From the Arbroath Herald Review of 1992

(by kind permission of the Arbroath Herald)

People in fishing communities wore a distinctive dress which evolved to suit their special working conditions. Like other characteristic aspects of these communities (i.e. wedding customs, the use of by-names, and women retaining their maiden names), we now consider these customs as peculiar to this sector of society, but they were once commonplace throughout Scotland. Fisher costume ultimately derives from a more universal form of peasant dress. However, during the 19th and first half of the 20th centuries, fisher attire became noticeably different from that of the rest of society. Although it was a recognisable style of costume, it was not standardised; each fishing community had its own version of the general concept. This article concentrates on the dress worn in Auchmithie and Arbroath from about 1860 until today.

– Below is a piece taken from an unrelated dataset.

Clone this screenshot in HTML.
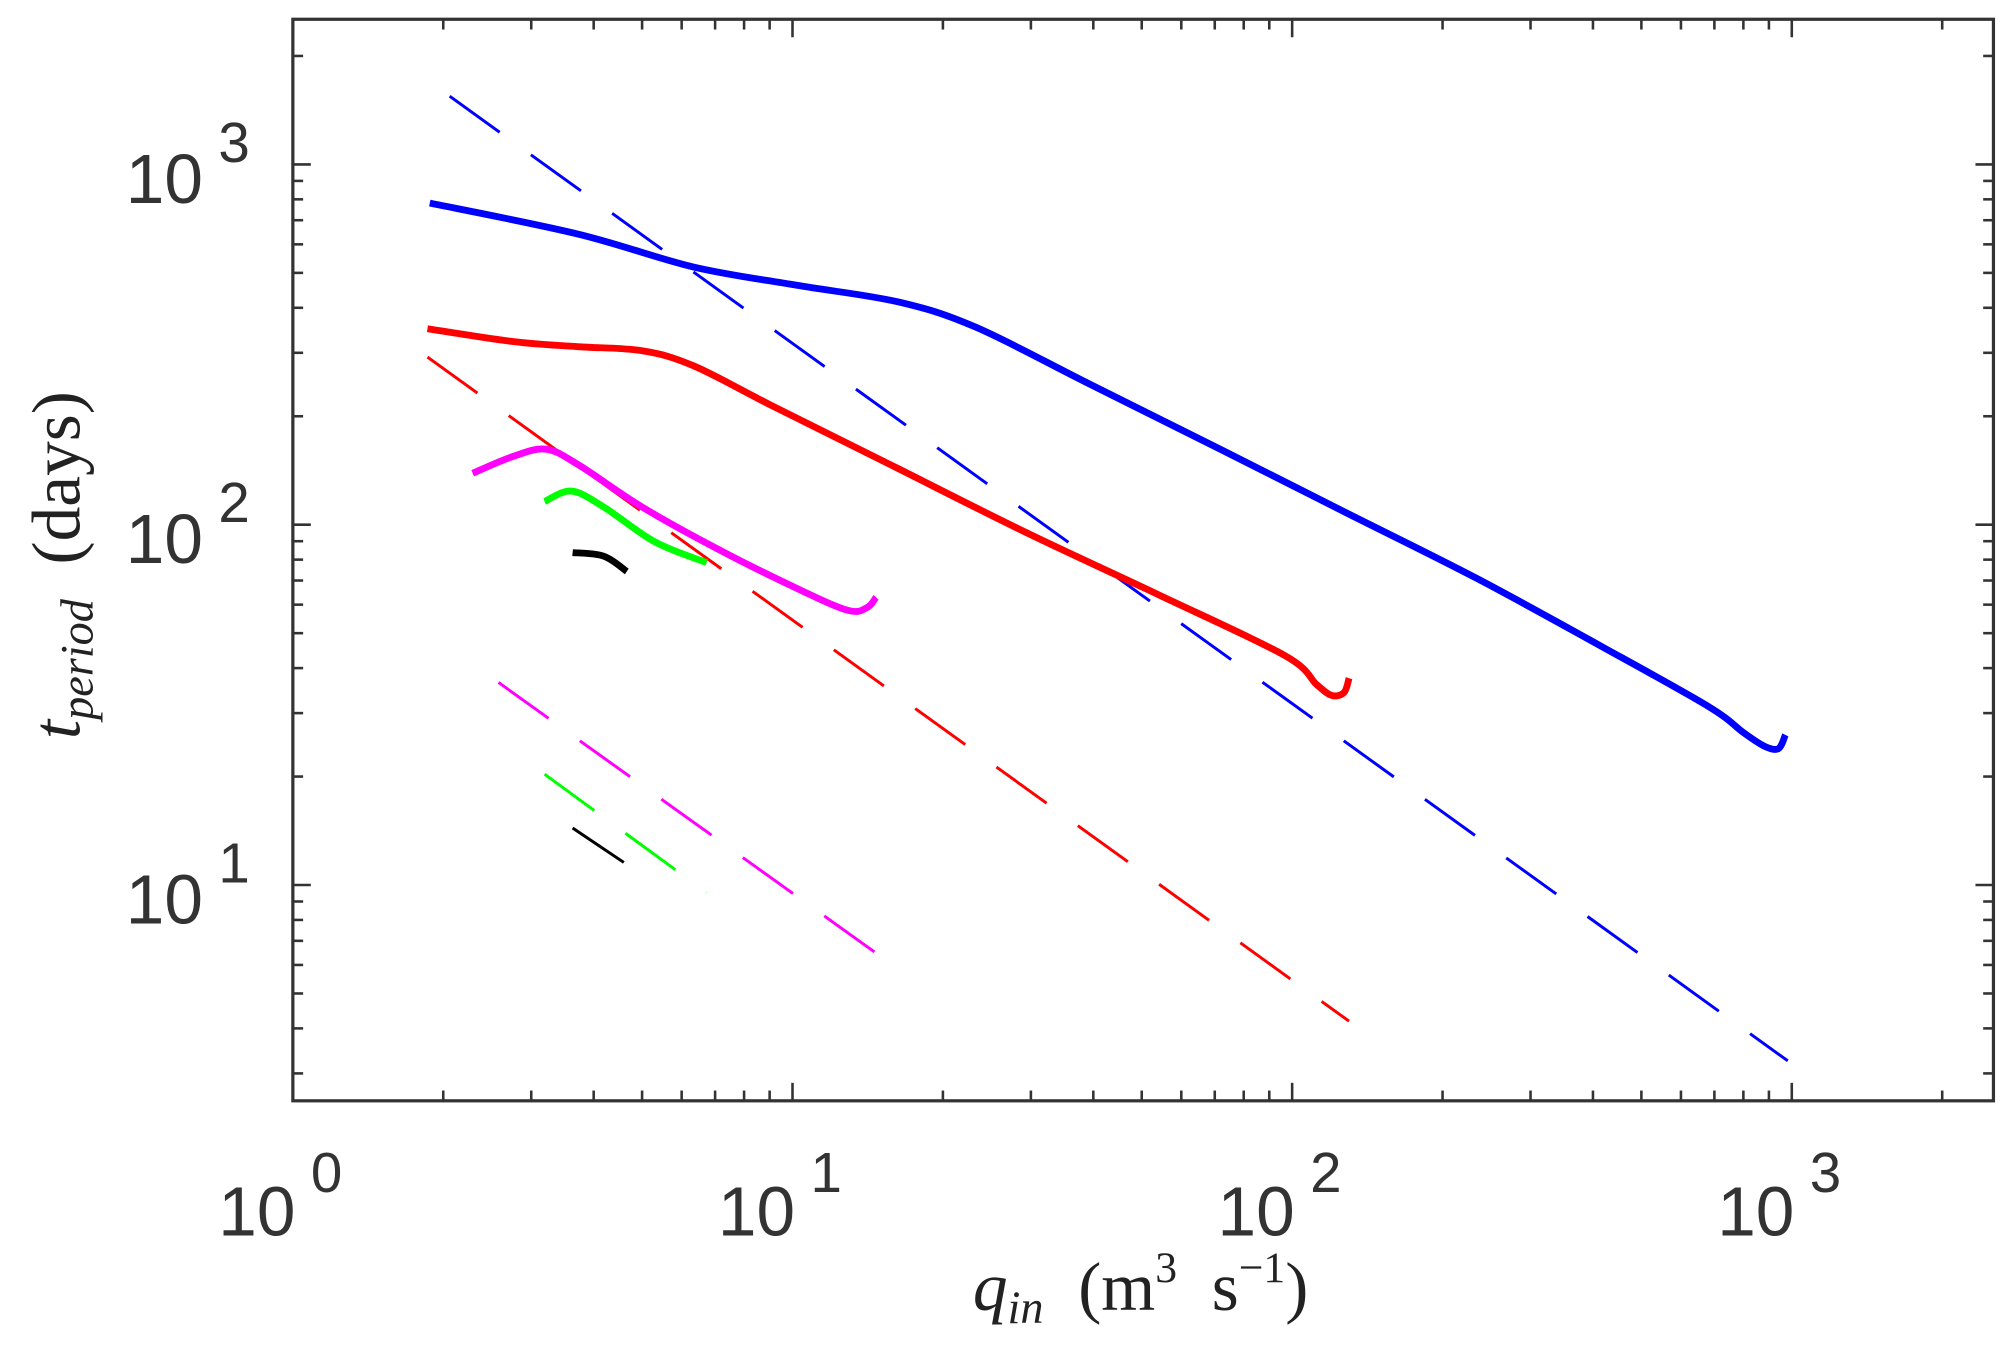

Artists including such well-known names as Walter Geikie, James Watterson Herald, George Reid and Peter Anson, have long been fascinated by the picturesque qualities of fishing communities. Following in the footsteps of Hill and Adamson's famous photographs of the Newhaven fishing community, Angus photographers have recorded life in our fishing communities from about 1881, when Cox of the Dundee jute family came to photograph the fisher people of Auchmithie and Westhaven. John Fraser, one of the inventive family of engineers in Arbroath, spent a long time recording the work of the Auchmithie fisher people about 1890. It is very likely that he knew Cox well and that they influenced one another. In the same decade, a professional photographer and Town Councillor from Arbroath, Wilfred Anckorn, also visited Auchmithie frequently, taking numerous photographs of the people which were made into postcards which he sold. He also gave lantern slide-shows of these at Christmas-time in Auchmithie's Annie Gilruth Memorial Hall. The photographs are of two different kinds: the completely natural ones where the photographer has 'stolen' or captured people going about their daily chores unposed and in their everyday clothes, and, in contrast, the elaborately contrived, in which people are wearing their best clothes though posing as if at work. Both kinds of photographs and paintings are a rich source of information about costume.

Nowadays only the men wear anything which signals their occupation as fishermen. A royal blue or jade boilersuit is 'de rigueur' for our 1990s fisherman, accompanied by a tweed bunnet (cap) or a navy cheesecutter (Dutchman's cap) and a cotton or silky paisley type or other brightly patterned wrapper (scarf) to keep the neck warm.

Today, unless the fisherman's wife works as a fish processor, she rarely has any involvement with his occupation and dresses no differently from any other women. Women in Arbroath only ceased wearing their distinctive dress when they stopped going out selling fish from creels in the 1950s. Their traditional dress acted almost like an advertisement. Another contributory factor to women ceasing to wear a distinctive dress was that, also about this time, the fishermen were changing their fishing method from line fishing to net fishing. Line fishing demanded an enormous commitment from wives in shelling mussels and then using these to bait their husband's lines. In the 1950s, some fish sellers, who were not involved in baiting lines only wore the distinctive dress when out selling and, at other times, wre clothes no different from the rest of Arbroath. The older women were noted by the younger as wearing their fisher clothes all the time and this was sometimes a source of embarrassment to the younger, modern women who felt affronted when their mothers and aunties appeared at social events in their traditional dress.